18599, "damianmoz", "Floating Point Constants", "2021-10-20T19:32:43Z"

Various generic programming issues (which is largely unobtrusive currently) will arise as Chapel has to adapt to handling either real(16) or real(128) found in some of the latest CPUs. Indeed, one only has to look at what you have to do in C/C++ when trying to generically program to handle floating point constants for float, double and long double.
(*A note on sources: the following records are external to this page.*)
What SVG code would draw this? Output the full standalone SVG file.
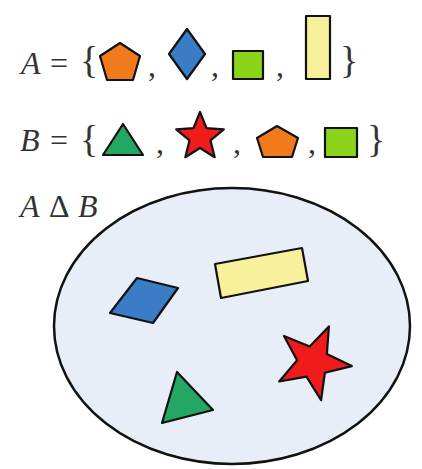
<svg xmlns="http://www.w3.org/2000/svg" width="422" height="469" viewBox="0 0 422 469">
<style>
.t{font-family:"Liberation Serif","Times New Roman",serif;font-size:32px;fill:#333}
.i{font-style:italic}
.br{font-size:38px}
.s{stroke:#111;stroke-width:2.2;stroke-linejoin:round}
.orange{fill:#f07a1c}
.blue{fill:#3b7cc6}
.lime{fill:#8cd41a}
.yellow{fill:#f8f09a}
.green{fill:#22a862}
.red{fill:#f01c1c}
</style>
<rect width="422" height="469" fill="#ffffff"/>
<g id="setA">
<text class="t i" x="21" y="74">A</text>
<text class="t" x="50" y="74">=</text>
<text class="t br" x="80" y="73">{</text>
<polygon id="a-pentagon" class="s orange" points="120,43 140,56 133,80 107,80 100,56"/>
<text class="t" x="148" y="76">,</text>
<polygon id="a-diamond" class="s blue" points="187,29 205,54 187,79 169,54"/>
<text class="t" x="211" y="76">,</text>
<rect id="a-square" class="s lime" x="233" y="51" width="30" height="28"/>
<text class="t" x="276" y="76">,</text>
<rect id="a-rect" class="s yellow" x="306" y="16" width="24" height="63"/>
<text class="t br" x="340" y="73">}</text>
</g>
<g id="setB">
<text class="t i" x="20" y="151">B</text>
<text class="t" x="50" y="151">=</text>
<text class="t br" x="80" y="152">{</text>
<polygon id="b-triangle" class="s green" points="123,124 143,155 103,155"/>
<text class="t" x="156" y="153">,</text>
<polygon id="b-star" class="s red" points="200,112 206.5,128.1 223.8,129.3 210.5,140.4 214.7,157.2 200,148 185.3,157.2 189.5,140.4 176.2,129.3 193.5,128.1"/>
<text class="t" x="233" y="153">,</text>
<polygon id="b-pentagon" class="s orange" points="277,126 298,138 292,157 263,157 257,138"/>
<text class="t" x="308" y="153">,</text>
<rect id="b-square" class="s lime" x="325" y="128" width="32" height="29"/>
<text class="t br" x="367" y="152">}</text>
</g>
<g id="symdiff">
<text class="t i" x="20" y="217">A</text>
<text class="t" x="49" y="217">Δ</text>
<text class="t i" x="78" y="217">B</text>
<ellipse id="ellipse" cx="232" cy="326" rx="178" ry="138" fill="#e7eef8" stroke="#111" stroke-width="2.5"/>
<polygon id="e-parallelogram" class="s blue" points="110,313 137,278 178,288 153,323"/>
<polygon id="e-rect" class="s yellow" points="215,264 302,248 308,281 221,298"/>
<polygon id="e-star" class="s red" points="328.9,326.4 326.9,354 351.8,366.1 324.9,372.7 321.1,400.1 306.5,376.6 279.2,381.5 297.1,360.3 284,335.9 309.7,346.4"/>
<polygon id="e-triangle" class="s green" points="177,372 213,410 162,423"/>
</g>
</svg>
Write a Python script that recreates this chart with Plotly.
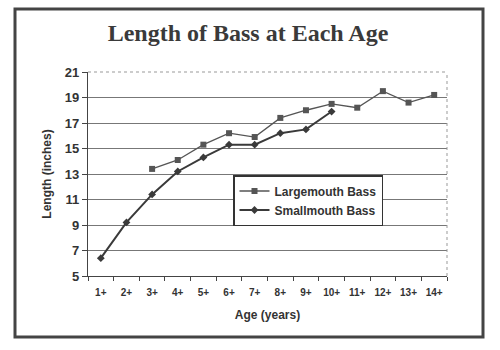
import plotly.graph_objects as go

ages = ["1+", "2+", "3+", "4+", "5+", "6+", "7+", "8+", "9+", "10+", "11+", "12+", "13+", "14+"]
largemouth = [None, None, 13.4, 14.1, 15.3, 16.2, 15.9, 17.4, 18.0, 18.5, 18.2, 19.5, 18.6, 19.2]
smallmouth = [6.4, 9.2, 11.4, 13.2, 14.3, 15.3, 15.3, 16.2, 16.5, 17.9, None, None, None, None]
y_ticks = [5, 7, 9, 11, 13, 15, 17, 19, 21]

fig = go.Figure()
fig.add_trace(go.Scatter(
    x=ages, y=largemouth, name="<b>Largemouth Bass</b>", mode="lines+markers",
    line=dict(color="#555555", width=1.3),
    marker=dict(symbol="square", size=6, color="#555555"),
))
fig.add_trace(go.Scatter(
    x=ages, y=smallmouth, name="<b>Smallmouth Bass</b>", mode="lines+markers",
    line=dict(color="#3a3a3a", width=2),
    marker=dict(symbol="diamond", size=6, color="#3a3a3a"),
))

L, R, T, B = 88, 53, 72, 74
pw, ph = 500 - L - R, 350 - T - B

def px(xp):
    return (xp - L) / pw

def py(yp):
    return (350 - B - yp) / ph

fig.update_layout(
    width=500, height=350,
    margin=dict(l=L, r=R, t=T, b=B),
    paper_bgcolor="white", plot_bgcolor="white",
    title=dict(text="<b>Length of Bass at Each Age</b>", x=0.496, xanchor="center",
               y=1 - 33 / 350, yanchor="middle",
               font=dict(family="Liberation Serif", size=24, color="#3a3a3a")),
    font=dict(family="Liberation Sans", color="#333333"),
    showlegend=True,
    legend=dict(x=px(233), y=py(175), xanchor="left", yanchor="top",
                bgcolor="white", bordercolor="#333333", borderwidth=1.5,
                font=dict(family="Liberation Sans", size=12, color="#333333"),
                tracegroupgap=0, itemwidth=30),
    xaxis=dict(
        type="category", categoryorder="array", categoryarray=ages,
        range=[-0.5, len(ages) - 0.5],
        showgrid=False, ticks="outside", tickson="boundaries", ticklen=4,
        tickcolor="#444444", showline=True, linecolor="#444444", linewidth=1.2,
        tickangle=0, ticklabelstandoff=7,
        tickfont=dict(family="Liberation Sans", size=10, color="#333333"),
        title=dict(text="<b>Age (years)</b>", standoff=13,
                   font=dict(family="Liberation Sans", size=12, color="#333333")),
        tickprefix="<b>", ticksuffix="</b>",
    ),
    yaxis=dict(
        range=[5, 21], tickvals=y_ticks, ticktext=[f"<b>{v}</b>" for v in y_ticks],
        showgrid=True, gridcolor="#777777", gridwidth=1,
        ticks="outside", ticklen=5, tickcolor="#444444",
        showline=True, linecolor="#444444", linewidth=1.2,
        tickfont=dict(family="Liberation Sans", size=13, color="#333333"),
        title=dict(text="<b>Length (inches)</b>", standoff=10,
                   font=dict(family="Liberation Sans", size=12, color="#333333")),
    ),
)

# light dotted border at top and right of plot area
fig.add_shape(type="line", xref="paper", yref="paper", x0=0, x1=1, y0=1, y1=1,
              line=dict(color="#999999", width=1, dash="dot"))
fig.add_shape(type="line", xref="paper", yref="paper", x0=1, x1=1, y0=0, y1=1,
              line=dict(color="#999999", width=1, dash="dot"))
# outer frame
fig.add_shape(type="rect", xref="paper", yref="paper",
              x0=px(15), x1=px(483), y0=py(337), y1=py(9),
              line=dict(color="#444444", width=3), layer="above")

fig.write_html("out.html")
The only way around this is to assume that Chapel effectively defines a floating constant as having infinite precision until it is used opr at least the maximum precision handled by the hardware, or some compiler-flag-restricted maximum precision . The latter still allows us to mandate that a floating point constant is 64-bits wide so existing programs are not broken. The programmer can still specify the size occupied by that constant from the start of execution by a cast as in

const SQRT_2_0 = 1.41421356237309504880168872420969807856967187537694807317667973799:real(w);

The question then arises of how you specify the precision of a symbolic constant. These are things like INFINITY, e and pi(both of which drive me crazy because they conflict with names my programs use), and others.

This also will mean that the compiler will need a flag which allows a programmer to specify the rounding mode used at compile time to
an expression like the above or the one below:

param t = 1 / 3.0:real(32);

Similarly, is the expression on the right-hand side of this,

const t = 1 / 3.0:real(32);

evaluated at compile time and determined by that previously mentioned flag or by the rounding flag in effect at run-time,. or is it determined by a separate compiler flag?

Let us see where this discussion goes. I am sure this discussion has implications for the optimiser.

This discssion may lead to the need to define a parameterised type with say

type zuse(w) = uint(w);

in Chapel. But it may not.